The other day in meeting for worship I was thinking about the role of prophecy, and felt led to speak about it, so here (in a nutshell) is what I said, and then some more thoughts about it.
"Who among us is a prophet? Is prophecy just a vocation for a few who God calls to speak out in unusual ways?
"I think prophecy is simply speaking the truth, and living with obedience and faithfulness to the leadings we hear from God.
"In the Hebrew Scriptures the prophets speak out about following the ways of God rather than the rules and laws that have grown up and made a religion out of the truth. "Sacrifices and offerings I do not desire," says God, "but I desire that you seek justice, love mercy, and walk humbly with me" (Micah 6:6-8).
"We are all called to this life of faithfulness and obedience, to act justly and mercifully, to walk in God's ways and in God's presence. The world sees this as prophecy, because this way of living breaks the norm of the world, but it should be nothing extraordinary for those of us following God.
"The thing is, not many of us have the strength to be prophets on our own...at least I don't. I want to live a life of faithfulness and obedience to the truth I know, but we need each other, we need community. Hopefully Friends can be a community of prophets again."
I don't know about you, but I don't often feel like a prophet. At least, I don't feel like a true one--sometimes I feel like a false one. I talk a lot but what am I actually doing that's abnormal to American mediocrity and pompous comfortability? Not much. It's hard to even know where to start--what issue to focus on.
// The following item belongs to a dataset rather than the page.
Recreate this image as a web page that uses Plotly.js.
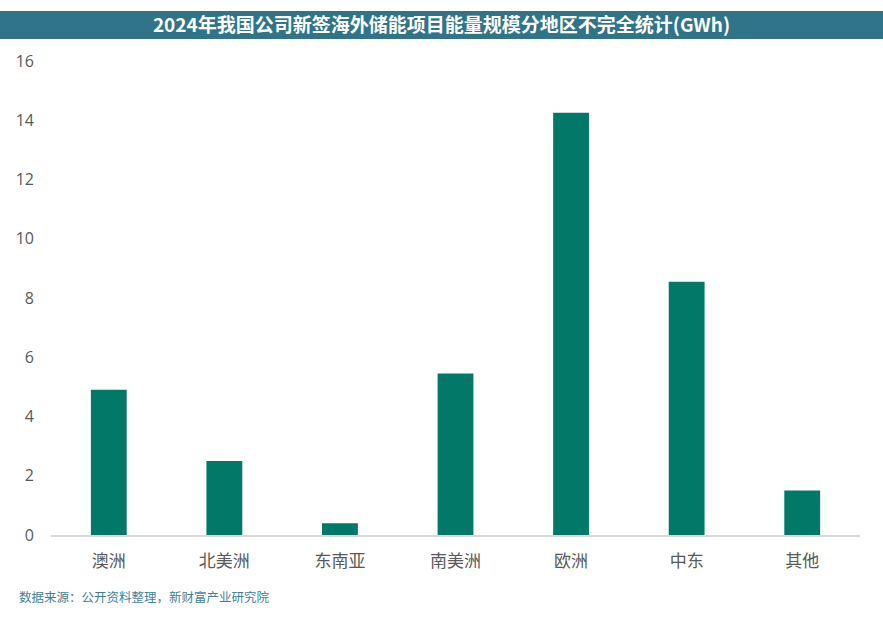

I wish Friends would get together and decide on one issue that we're really going to tackle together, and that we're really going to put our money and our energy where our mouth is. Maybe we mostly agree that "War is not the answer." Good, fine. But why are we still paying taxes that go to war (FCNL says 43% of our taxes go to war this year). Why are we still driving around in cars that take oil which causes war? Why are we still buying stuff made or grown in other countries where people are being paid money that is not a fair wage, leading to strife and conflict because of lack of ability to feed their families? We talk a lot about war, but what are we doing? (I include myself in this criticism!)
What could we do like the nineteenth century Friends who wore undyed clothes so they didn't have to support slavery? We might have to look different, we might have to take a stand that people would notice. We might get thrown in jail or made fun of or any number of persecutions. But wouldn't it be worth it for standing up against injustice, for making sure the "widows and the orphans" had food on the table, and didn't have to be afraid of being shot or bombed anytime soon? Why do we think it's OK to provide for "me and mine" and then, if I have any energy left over, to help others a little? Sure, we have to take care of ourselves, but I think we get so tied up in taking care of ourselves that we never actually help those who REALLY need it. I'm not talking doing volunteer work at church/meeting, because although that's all well and good, most of those people don't really NEED anything (except maybe sleep and love). But stepping outside our comfort zones and really addressing needs of those who truly need something, that's a lot harder and a lot scarier. Or maybe it's just me...
I didn't say all that in meeting, luckily, but I wonder what the role of a prophet really is in our time. Is it to sit in a comfortable home complaining about the state of the world? Or could we all work together and DO something to change things, like our spiritual forebears did?